В 1921–1922 годах, после окончания гражданской войны и введения НЭПА, когда кончились одни иллюзии (что Европа не допустит существования большевистского режима) и возникли новые (что жизнь в России возьмет свое и рассосет большевистскую догму), закачалась вся эмиграция. Это был для нее тот момент, когда она должна была определиться, как дальше жить и где дальше жить. Раскол касался всего: кому подавать и кому не подавать руку, с какими журналами и газетами сотрудничать можно, а с какими нельзя, допустимо или нет переходить на новую орфографию, можно ли печататься в России и печатать у себя авторов из России? Рушились былые дружбы и старинные привязанности, возникали литературные связи, которые прежде невозможно было представить: во Франции Куприн неожиданно подружился с Бальмонтом и довольно холодно общался с Буниным, а тот в свою очередь стал бывать у Гиппиус и Мережковского. Одни люди уезжали, другие приезжали, но именно Толстой сделался эпицентром раскола [ВАРЛАМОВ А. С. 30].
В конце ноября 1921 г., не сказав никому ни слова, Толстой покидает Париж и переселяется в Берлин. Зинаида Гиппиус писала, что граф
живо смекнул, что место сие не злачное, и в один прекрасный, никому неизвестный день исчез, оставив после себя кучу долгов: портным, квартирохозяевам и др. С этого времени (с 21-го года) и начались его восхождение на ступень первейшего советского писателя [ГИППИУС. С. 60].
Возможно, что именно А. Толстой посоветовал Алданову, также как он советовал Бунину, перебраться в «русский Берлин», где эмигрантская жизнь била ключом, а цены в магазинах были в несколько раз ниже парижских. По крайней мере, судя по переписке, берлинской атмосферой Толстой был доволен.
Что касается Алданова, переехавшему в начале 1922 г. в Берлин, то ему, человеку уравновешенному, тяготеющему к бытовой стабильности, слишком уж суматошная берлинская жизнь пришлась явно не по вкусу. После сравнительно спокойной атмосферы «русского Парижа» сумятица и пестрота «русского Берлина», где постоянно мелькали новые лица – одни литераторы прибывали из России, другие возвращались, его явно угнетали.
В сравнительном плане очень интересна берлинская переписка А. Толстого и М. Алданова с Буниным. В «Третьем Толстом» Бунин приводит в отрывках два письма «Алешки» – середины ноября 1921 г. и конца января 1922 г.

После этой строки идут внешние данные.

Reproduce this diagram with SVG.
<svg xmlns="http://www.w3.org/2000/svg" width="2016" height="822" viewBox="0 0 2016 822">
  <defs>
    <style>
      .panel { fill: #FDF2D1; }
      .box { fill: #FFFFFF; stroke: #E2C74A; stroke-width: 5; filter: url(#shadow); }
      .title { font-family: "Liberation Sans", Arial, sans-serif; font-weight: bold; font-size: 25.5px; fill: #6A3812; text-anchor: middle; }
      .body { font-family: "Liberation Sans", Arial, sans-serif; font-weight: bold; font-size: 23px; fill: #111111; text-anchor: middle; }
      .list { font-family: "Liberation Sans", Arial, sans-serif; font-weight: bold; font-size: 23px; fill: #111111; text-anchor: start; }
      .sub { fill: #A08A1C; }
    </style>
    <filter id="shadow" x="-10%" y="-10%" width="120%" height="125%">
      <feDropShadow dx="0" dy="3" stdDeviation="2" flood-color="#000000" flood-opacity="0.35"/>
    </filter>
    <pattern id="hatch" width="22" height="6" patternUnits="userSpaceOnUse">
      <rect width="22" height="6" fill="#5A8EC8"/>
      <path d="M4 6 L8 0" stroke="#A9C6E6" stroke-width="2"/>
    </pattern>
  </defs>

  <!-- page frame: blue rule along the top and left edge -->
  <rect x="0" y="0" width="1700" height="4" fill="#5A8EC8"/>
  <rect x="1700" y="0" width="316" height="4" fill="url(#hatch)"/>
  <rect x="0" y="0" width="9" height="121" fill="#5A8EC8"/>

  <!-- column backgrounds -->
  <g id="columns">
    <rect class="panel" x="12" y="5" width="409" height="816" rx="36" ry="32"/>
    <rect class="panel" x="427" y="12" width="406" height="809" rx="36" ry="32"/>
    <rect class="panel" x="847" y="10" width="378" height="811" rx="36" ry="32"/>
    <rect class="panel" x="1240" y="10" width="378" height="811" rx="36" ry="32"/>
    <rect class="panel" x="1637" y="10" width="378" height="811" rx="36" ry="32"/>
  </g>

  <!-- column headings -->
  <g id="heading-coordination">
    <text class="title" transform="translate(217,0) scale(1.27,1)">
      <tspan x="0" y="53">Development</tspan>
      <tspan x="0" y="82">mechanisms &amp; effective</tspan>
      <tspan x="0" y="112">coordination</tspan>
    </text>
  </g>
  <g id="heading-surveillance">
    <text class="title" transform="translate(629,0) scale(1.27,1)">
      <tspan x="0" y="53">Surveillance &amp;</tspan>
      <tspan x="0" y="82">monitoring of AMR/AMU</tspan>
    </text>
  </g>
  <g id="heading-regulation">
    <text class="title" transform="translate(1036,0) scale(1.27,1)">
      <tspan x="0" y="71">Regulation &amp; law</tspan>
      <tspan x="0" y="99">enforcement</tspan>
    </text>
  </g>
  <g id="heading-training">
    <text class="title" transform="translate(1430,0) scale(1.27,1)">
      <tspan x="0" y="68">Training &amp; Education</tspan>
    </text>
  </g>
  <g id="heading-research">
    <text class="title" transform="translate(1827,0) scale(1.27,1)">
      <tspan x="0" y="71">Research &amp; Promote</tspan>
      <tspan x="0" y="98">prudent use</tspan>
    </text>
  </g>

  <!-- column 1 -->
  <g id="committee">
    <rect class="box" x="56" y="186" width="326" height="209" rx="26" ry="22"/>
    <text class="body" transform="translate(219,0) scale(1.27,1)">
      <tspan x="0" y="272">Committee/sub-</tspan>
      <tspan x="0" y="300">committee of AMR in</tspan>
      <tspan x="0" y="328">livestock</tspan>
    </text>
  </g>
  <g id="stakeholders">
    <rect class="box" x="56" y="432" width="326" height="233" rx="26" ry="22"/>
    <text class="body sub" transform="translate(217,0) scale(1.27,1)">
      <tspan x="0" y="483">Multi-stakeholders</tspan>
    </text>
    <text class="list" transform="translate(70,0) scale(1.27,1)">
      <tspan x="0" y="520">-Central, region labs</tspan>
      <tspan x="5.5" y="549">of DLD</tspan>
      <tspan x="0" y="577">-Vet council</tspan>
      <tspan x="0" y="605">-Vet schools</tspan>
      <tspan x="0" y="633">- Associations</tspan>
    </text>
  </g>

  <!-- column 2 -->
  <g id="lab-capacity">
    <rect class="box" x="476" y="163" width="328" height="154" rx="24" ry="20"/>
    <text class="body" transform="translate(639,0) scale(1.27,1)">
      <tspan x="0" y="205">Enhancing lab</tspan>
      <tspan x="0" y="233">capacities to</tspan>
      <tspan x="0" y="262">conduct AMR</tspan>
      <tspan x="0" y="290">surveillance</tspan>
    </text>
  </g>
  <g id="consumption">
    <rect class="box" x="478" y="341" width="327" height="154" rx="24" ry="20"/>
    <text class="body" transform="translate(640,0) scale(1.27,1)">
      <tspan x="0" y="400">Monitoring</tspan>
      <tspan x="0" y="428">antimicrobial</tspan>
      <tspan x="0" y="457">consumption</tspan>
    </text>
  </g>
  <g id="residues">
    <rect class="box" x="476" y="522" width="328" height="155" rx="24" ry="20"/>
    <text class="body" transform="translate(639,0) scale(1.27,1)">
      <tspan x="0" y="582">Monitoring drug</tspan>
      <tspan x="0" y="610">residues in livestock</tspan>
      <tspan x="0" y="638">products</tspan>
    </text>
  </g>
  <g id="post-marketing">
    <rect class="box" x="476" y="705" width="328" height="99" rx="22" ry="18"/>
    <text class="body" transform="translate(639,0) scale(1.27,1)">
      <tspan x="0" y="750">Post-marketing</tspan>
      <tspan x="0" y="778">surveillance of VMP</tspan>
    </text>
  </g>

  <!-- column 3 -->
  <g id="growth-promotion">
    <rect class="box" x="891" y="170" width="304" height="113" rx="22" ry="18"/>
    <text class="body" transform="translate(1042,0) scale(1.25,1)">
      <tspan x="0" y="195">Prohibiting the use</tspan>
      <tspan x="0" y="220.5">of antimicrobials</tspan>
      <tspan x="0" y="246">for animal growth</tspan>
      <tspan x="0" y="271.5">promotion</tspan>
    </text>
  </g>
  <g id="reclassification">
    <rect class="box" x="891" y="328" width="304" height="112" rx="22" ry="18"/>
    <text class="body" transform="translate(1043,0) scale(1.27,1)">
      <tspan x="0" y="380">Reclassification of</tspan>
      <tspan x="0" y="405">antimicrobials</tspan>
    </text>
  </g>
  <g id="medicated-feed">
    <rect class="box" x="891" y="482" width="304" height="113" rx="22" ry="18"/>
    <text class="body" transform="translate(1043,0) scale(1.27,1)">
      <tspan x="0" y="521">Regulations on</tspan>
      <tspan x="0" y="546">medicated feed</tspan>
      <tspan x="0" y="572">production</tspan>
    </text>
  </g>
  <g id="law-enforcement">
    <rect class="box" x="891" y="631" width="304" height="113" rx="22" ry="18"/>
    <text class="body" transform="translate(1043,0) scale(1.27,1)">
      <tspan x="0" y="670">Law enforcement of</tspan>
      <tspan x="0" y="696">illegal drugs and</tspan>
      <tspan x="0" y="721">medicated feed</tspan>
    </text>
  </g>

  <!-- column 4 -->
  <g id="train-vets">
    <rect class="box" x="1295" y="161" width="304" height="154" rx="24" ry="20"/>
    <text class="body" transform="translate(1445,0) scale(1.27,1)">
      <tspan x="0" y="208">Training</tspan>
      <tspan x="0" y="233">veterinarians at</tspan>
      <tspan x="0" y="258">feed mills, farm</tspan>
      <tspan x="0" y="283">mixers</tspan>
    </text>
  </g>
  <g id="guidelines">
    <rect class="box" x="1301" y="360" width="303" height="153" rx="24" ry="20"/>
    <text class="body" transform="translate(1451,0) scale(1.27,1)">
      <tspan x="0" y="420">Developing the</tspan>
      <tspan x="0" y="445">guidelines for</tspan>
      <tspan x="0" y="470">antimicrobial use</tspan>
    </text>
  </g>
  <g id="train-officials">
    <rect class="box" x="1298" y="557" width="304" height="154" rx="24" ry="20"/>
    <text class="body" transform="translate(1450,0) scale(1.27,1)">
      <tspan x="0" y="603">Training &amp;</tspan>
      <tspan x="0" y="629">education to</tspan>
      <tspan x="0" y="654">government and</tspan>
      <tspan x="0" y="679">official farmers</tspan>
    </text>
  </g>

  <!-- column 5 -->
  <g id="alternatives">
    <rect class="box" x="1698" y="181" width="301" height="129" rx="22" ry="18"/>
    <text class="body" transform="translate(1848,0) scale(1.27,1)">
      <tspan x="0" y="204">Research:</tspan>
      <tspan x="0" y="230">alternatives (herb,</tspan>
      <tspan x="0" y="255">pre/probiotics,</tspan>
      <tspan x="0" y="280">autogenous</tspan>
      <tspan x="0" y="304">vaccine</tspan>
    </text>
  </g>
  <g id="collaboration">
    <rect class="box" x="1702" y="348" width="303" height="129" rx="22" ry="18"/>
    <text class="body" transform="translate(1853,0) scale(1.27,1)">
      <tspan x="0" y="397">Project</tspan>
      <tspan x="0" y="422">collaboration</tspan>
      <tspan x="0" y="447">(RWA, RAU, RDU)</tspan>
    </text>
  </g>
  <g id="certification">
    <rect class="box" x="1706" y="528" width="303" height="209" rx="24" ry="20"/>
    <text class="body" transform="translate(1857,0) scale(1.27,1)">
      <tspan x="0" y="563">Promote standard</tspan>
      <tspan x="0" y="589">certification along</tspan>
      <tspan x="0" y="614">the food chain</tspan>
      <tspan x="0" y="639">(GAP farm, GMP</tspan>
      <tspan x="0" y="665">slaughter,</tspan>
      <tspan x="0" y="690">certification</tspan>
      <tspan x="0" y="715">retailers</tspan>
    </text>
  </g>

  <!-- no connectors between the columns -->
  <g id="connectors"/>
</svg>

16 ноября 1921 г. Милый Иван, приехали мы в Берлин, – Боже, здесь все иное. Очень похоже на Россию, во всяком случае очень близко от России. Жизнь здесь приблизительно как в Харькове при гетмане: марка падает, цены растут, товары прячутся. Но есть, конечно, и существенное отличие: там вся жизнь построено была на песке, на политике, на авантюре, – революция была только заказана сверху. Здесь чувствуется покой в массе народа, воля к работе, немцы работают, как никто. Большевизма здесь не будет, это уже ясно. На улице снег, совсем как в Москве в конце ноября, – все черное. Живем мы в пансионе, недурно, но тебе бы не понравилось. Вина здесь совсем нет, это очень большое лишение, а от здешнего пива гонит в сон и в мочу… Здесь мы пробудем недолго и затем едем – Наташа с детьми в Фрейбург, я – в Мюнхен… Здесь вовсю идет издательская деятельность. На марки все это грош, но, живя в Германии, зарабатывать можно неплохо. По всему видно, что у здешних издателей определенные планы торговать книгами с Россией. Вопрос со старым правописанием, очевидно, будет решен в положительном смысле. Скоро, скоро наступят времена полегче наших…
<…>
Суббота, 21 января 1922 г. Милый Иван, прости, что долго не отвечал тебе, недавно вернулся из Мюнстера и, закружившись, как это ты сам понимаешь, в вихре великосветской жизни, откладывал ответы на письма. Я удивляюсь – почему ты так упорно не хочешь ехать в Германию, на те, например, деньги, которые ты получил с вечера, ты мог бы жить и Берлине вдвоем в лучшем пансионе, в лучшей части города девять месяцев: жил бы барином, ни о чем ее заботясь. Мы с семьей, живя сейчас на два дома, проживаем тринадцать-четырналцать тысяч марок в месяц, то есть меньше тысячи франков. Если я получу что-нибудь со спектакля моей пьесы, то я буду обеспечен на лето, то есть на самое тяжелое время. В Париже мы бы умерли с голоду. Заработки здесь таковы, что, разумеется, работой в журналах мне с семьей прокормиться трудно, – меня поддерживают книги, но ты одной бы построчной платой мог бы существовать безбедно… Книжный рынок здесь очень велик и развивается с каждым месяцем, покупается все, даже такие книги, которые в довоенное время в России сели бы. И есть у всех надежда, что рынок увеличится продвижением книг в Россию: часть книг уже проникает туда, – не говоря уже о книгах с соглашательским оттенком, проникает обычная литература… Словом, в Берлине сейчас уже около тринадцати издательств, и все они, так или иначе, работают… Обнимаю тебя. Твой А. Толстой [БУНИН-ТТ].